* begin Supplied data *
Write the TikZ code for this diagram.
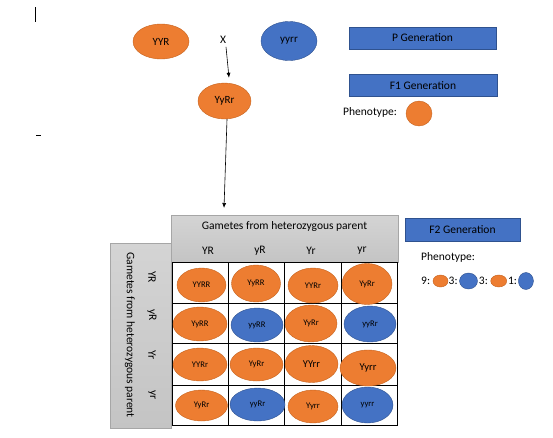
\documentclass[tikz,border=0pt]{standalone}
\usepackage{fontspec}
\setmainfont{Carlito}
\usepackage{tikz}
\usetikzlibrary{arrows.meta,positioning,shapes.geometric}
\definecolor{seedOr}{HTML}{ED7D31}
\definecolor{seedOrEdge}{HTML}{C5631F}
\definecolor{seedBl}{HTML}{4472C4}
\definecolor{seedBlEdge}{HTML}{2F528F}
\definecolor{panelTop}{HTML}{D4D4D4}
\definecolor{panelBot}{HTML}{C4C4C4}
\definecolor{panelEdge}{HTML}{A6A6A6}
\tikzset{
  txt/.style={inner sep=0pt, font=\fontsize{11.5}{13}\selectfont},
  seed/.style={ellipse, inner sep=0pt, font=\fontsize{11}{13}\selectfont},
  orseed/.style={seed, draw=seedOrEdge, fill=seedOr},
  blseed/.style={seed, draw=seedBlEdge, fill=seedBl},
  cell/.style={font=\fontsize{8.6}{10}\selectfont},
  bigcell/.style={font=\fontsize{10.5}{12}\selectfont},
  gen/.style={draw=seedBlEdge, fill=seedBl, minimum height=22, inner sep=0pt,
              font=\fontsize{11.5}{13}\selectfont},
  panel/.style={draw=panelEdge, top color=panelTop, bottom color=panelBot, inner sep=0pt},
  flow/.style={-{Latex[length=5pt,width=4pt]}, semithick}
}

\begin{document}
\begin{tikzpicture}[x=1pt, y=-1pt]
    \useasboundingbox (0,0) rectangle (553,437);

    %% cursor marks
    \draw[line width=0.9pt] (35.7,7) -- (35.7,22);
    \draw[line width=0.9pt] (36,135) -- (41,135);

    %% P cross
    \node[orseed, minimum width=56, minimum height=35] (pYY) at (161,41.5) {YYR};
    \node[txt] (cross) at (223,40) {X};
    \node[blseed, minimum width=56, minimum height=39] (pyy) at (289,41) {yyrr};
    \node[orseed, minimum width=53, minimum height=36] (f1) at (224.5,101) {YyRr};

    %% legends
    \node[gen, minimum width=147] (pgen) at (422.5,38) {P Generation};
    \node[gen, minimum width=148] (f1gen) at (423,85.5) {F1 Generation};
    \node[txt, anchor=west] (f1phen) at (343,112) {Phenotype:};
    \node[orseed, minimum width=26, minimum height=25] (f1dot) at (419,113.5) {};

    \node[gen, minimum width=115, minimum height=23] (f2gen) at (462.5,229.5) {F2 Generation};
    \node[txt, anchor=west] (f2phen) at (421,257) {Phenotype:};
    \node[txt, anchor=west] (n9) at (421,281) {9:};
    \node[orseed, minimum width=15, minimum height=12, right=2.5pt of n9] (e9) {};
    \node[txt, right=0.3pt of e9] (n3a) {3:};
    \node[blseed, minimum width=18, minimum height=16, right=1.5pt of n3a] (e3a) {};
    \node[txt, right=1pt of e3a] (n3b) {3:};
    \node[orseed, minimum width=16, minimum height=12, right=2.5pt of n3b] (e3b) {};
    \node[txt, right=1pt of e3b] (n1) {1:};
    \node[blseed, minimum width=15, minimum height=17, right=1pt of n1] (e1) {};

    %% Punnett square frame
    \node[panel, minimum width=61, minimum height=185] (side) at (140.5,335.5) {};
    \node[panel, minimum width=227, minimum height=47] (header) at (284.5,238.5) {};
    \node[txt] (hdr) at (284.5,226) {Gametes from heterozygous parent};
    \node[txt] (cYR) at (208,251) {YR};
    \node[txt] (cyR) at (260,251) {yR};
    \node[txt] (cYr) at (311,251) {Yr};
    \node[txt] (cyr) at (362,251) {yr};
    \node[txt, rotate=-90] (sidelbl) at (130,335) {Gametes from heterozygous parent};
    \node[txt, rotate=-90] (rYR) at (152,277) {YR};
    \node[txt, rotate=-90] (ryR) at (152,315) {yR};
    \node[txt, rotate=-90] (rYr) at (152,355) {Yr};
    \node[txt, rotate=-90] (ryr) at (152,395) {yr};

    \draw[line width=0.9pt] (172,262) rectangle (397,425);
    \draw[line width=0.9pt] (228,262) -- (228,425) (284,262) -- (284,425) (341,262) -- (341,425);
    \draw[line width=0.9pt] (172,303) -- (397,303) (172,343) -- (397,343) (172,385) -- (397,385);

    %% F2 offspring
    \node[orseed, cell, minimum width=49, minimum height=34] (s11) at (201.5,285) {YYRR};
    \node[orseed, cell, minimum width=49, minimum height=37] (s12) at (256,283.5) {YyRR};
    \node[orseed, cell, minimum width=50, minimum height=35] (s13) at (313,285.5) {YYRr};
    \node[orseed, cell, minimum width=50, minimum height=41] (s14) at (367,284) {YyRr};

    \node[orseed, cell, minimum width=54, minimum height=34] (s21) at (200,324) {YyRR};
    \node[blseed, cell, minimum width=52, minimum height=34] (s22) at (257,325) {yyRR};
    \node[orseed, cell, minimum width=52, minimum height=37] (s23) at (311,323.5) {YyRr};
    \node[blseed, cell, minimum width=52, minimum height=36] (s24) at (370,324) {yyRr};

    \node[orseed, cell, minimum width=54, minimum height=33] (s31) at (200,364.5) {YYRr};
    \node[orseed, cell, minimum width=53, minimum height=33] (s32) at (256.5,364.5) {YyRr};
    \node[orseed, bigcell, minimum width=53, minimum height=37] (s33) at (311.5,364) {YYrr};
    \node[orseed, bigcell, minimum width=56, minimum height=36] (s34) at (368,368) {Yyrr};

    \node[orseed, cell, minimum width=52, minimum height=31] (s41) at (201.5,405.5) {YyRr};
    \node[blseed, cell, minimum width=55, minimum height=33] (s42) at (257.5,404.5) {yyRr};
    \node[orseed, cell, minimum width=50, minimum height=33] (s43) at (313,406.5) {Yyrr};
    \node[blseed, cell, minimum width=51, minimum height=36] (s44) at (367.5,405) {yyrr};

    %% arrows
    \coordinate (tip) at (224,208);
    \draw[flow] ([xshift=3pt,yshift=-3pt]cross.south) -- ([xshift=4.5pt,yshift=5pt]f1.north);
    \draw[flow] ([xshift=2.5pt]f1.south) -- (tip);
  \end{tikzpicture}
\end{document}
* end Supplied data *
- Directions: Repeat the material exactly as it reads, without any of its pictures.

- Result of this exercise:
Write the TikZ code for this diagram.
\documentclass[tikz,border=0pt]{standalone}
\usepackage{fontspec}
\setmainfont{Carlito}
\usepackage{tikz}
\usetikzlibrary{arrows.meta,positioning,shapes.geometric}
\definecolor{seedOr}{HTML}{ED7D31}
\definecolor{seedOrEdge}{HTML}{C5631F}
\definecolor{seedBl}{HTML}{4472C4}
\definecolor{seedBlEdge}{HTML}{2F528F}
\definecolor{panelTop}{HTML}{D4D4D4}
\definecolor{panelBot}{HTML}{C4C4C4}
\definecolor{panelEdge}{HTML}{A6A6A6}
\tikzset{
  txt/.style={inner sep=0pt, font=\fontsize{11.5}{13}\selectfont},
  seed/.style={ellipse, inner sep=0pt, font=\fontsize{11}{13}\selectfont},
  orseed/.style={seed, draw=seedOrEdge, fill=seedOr},
  blseed/.style={seed, draw=seedBlEdge, fill=seedBl},
  cell/.style={font=\fontsize{8.6}{10}\selectfont},
  bigcell/.style={font=\fontsize{10.5}{12}\selectfont},
  gen/.style={draw=seedBlEdge, fill=seedBl, minimum height=22, inner sep=0pt,
              font=\fontsize{11.5}{13}\selectfont},
  panel/.style={draw=panelEdge, top color=panelTop, bottom color=panelBot, inner sep=0pt},
  flow/.style={-{Latex[length=5pt,width=4pt]}, semithick}
}

\begin{document}
\begin{tikzpicture}[x=1pt, y=-1pt]
    \useasboundingbox (0,0) rectangle (553,437);

    %% cursor marks
    \draw[line width=0.9pt] (35.7,7) -- (35.7,22);
    \draw[line width=0.9pt] (36,135) -- (41,135);

    %% P cross
    \node[orseed, minimum width=56, minimum height=35] (pYY) at (161,41.5) {YYR};
    \node[txt] (cross) at (223,40) {X};
    \node[blseed, minimum width=56, minimum height=39] (pyy) at (289,41) {yyrr};
    \node[orseed, minimum width=53, minimum height=36] (f1) at (224.5,101) {YyRr};

    %% legends
    \node[gen, minimum width=147] (pgen) at (422.5,38) {P Generation};
    \node[gen, minimum width=148] (f1gen) at (423,85.5) {F1 Generation};
    \node[txt, anchor=west] (f1phen) at (343,112) {Phenotype:};
    \node[orseed, minimum width=26, minimum height=25] (f1dot) at (419,113.5) {};

    \node[gen, minimum width=115, minimum height=23] (f2gen) at (462.5,229.5) {F2 Generation};
    \node[txt, anchor=west] (f2phen) at (421,257) {Phenotype:};
    \node[txt, anchor=west] (n9) at (421,281) {9:};
    \node[orseed, minimum width=15, minimum height=12, right=2.5pt of n9] (e9) {};
    \node[txt, right=0.3pt of e9] (n3a) {3:};
    \node[blseed, minimum width=18, minimum height=16, right=1.5pt of n3a] (e3a) {};
    \node[txt, right=1pt of e3a] (n3b) {3:};
    \node[orseed, minimum width=16, minimum height=12, right=2.5pt of n3b] (e3b) {};
    \node[txt, right=1pt of e3b] (n1) {1:};
    \node[blseed, minimum width=15, minimum height=17, right=1pt of n1] (e1) {};

    %% Punnett square frame
    \node[panel, minimum width=61, minimum height=185] (side) at (140.5,335.5) {};
    \node[panel, minimum width=227, minimum height=47] (header) at (284.5,238.5) {};
    \node[txt] (hdr) at (284.5,226) {Gametes from heterozygous parent};
    \node[txt] (cYR) at (208,251) {YR};
    \node[txt] (cyR) at (260,251) {yR};
    \node[txt] (cYr) at (311,251) {Yr};
    \node[txt] (cyr) at (362,251) {yr};
    \node[txt, rotate=-90] (sidelbl) at (130,335) {Gametes from heterozygous parent};
    \node[txt, rotate=-90] (rYR) at (152,277) {YR};
    \node[txt, rotate=-90] (ryR) at (152,315) {yR};
    \node[txt, rotate=-90] (rYr) at (152,355) {Yr};
    \node[txt, rotate=-90] (ryr) at (152,395) {yr};

    \draw[line width=0.9pt] (172,262) rectangle (397,425);
    \draw[line width=0.9pt] (228,262) -- (228,425) (284,262) -- (284,425) (341,262) -- (341,425);
    \draw[line width=0.9pt] (172,303) -- (397,303) (172,343) -- (397,343) (172,385) -- (397,385);

    %% F2 offspring
    \node[orseed, cell, minimum width=49, minimum height=34] (s11) at (201.5,285) {YYRR};
    \node[orseed, cell, minimum width=49, minimum height=37] (s12) at (256,283.5) {YyRR};
    \node[orseed, cell, minimum width=50, minimum height=35] (s13) at (313,285.5) {YYRr};
    \node[orseed, cell, minimum width=50, minimum height=41] (s14) at (367,284) {YyRr};

    \node[orseed, cell, minimum width=54, minimum height=34] (s21) at (200,324) {YyRR};
    \node[blseed, cell, minimum width=52, minimum height=34] (s22) at (257,325) {yyRR};
    \node[orseed, cell, minimum width=52, minimum height=37] (s23) at (311,323.5) {YyRr};
    \node[blseed, cell, minimum width=52, minimum height=36] (s24) at (370,324) {yyRr};

    \node[orseed, cell, minimum width=54, minimum height=33] (s31) at (200,364.5) {YYRr};
    \node[orseed, cell, minimum width=53, minimum height=33] (s32) at (256.5,364.5) {YyRr};
    \node[orseed, bigcell, minimum width=53, minimum height=37] (s33) at (311.5,364) {YYrr};
    \node[orseed, bigcell, minimum width=56, minimum height=36] (s34) at (368,368) {Yyrr};

    \node[orseed, cell, minimum width=52, minimum height=31] (s41) at (201.5,405.5) {YyRr};
    \node[blseed, cell, minimum width=55, minimum height=33] (s42) at (257.5,404.5) {yyRr};
    \node[orseed, cell, minimum width=50, minimum height=33] (s43) at (313,406.5) {Yyrr};
    \node[blseed, cell, minimum width=51, minimum height=36] (s44) at (367.5,405) {yyrr};

    %% arrows
    \coordinate (tip) at (224,208);
    \draw[flow] ([xshift=3pt,yshift=-3pt]cross.south) -- ([xshift=4.5pt,yshift=5pt]f1.north);
    \draw[flow] ([xshift=2.5pt]f1.south) -- (tip);
  \end{tikzpicture}
\end{document}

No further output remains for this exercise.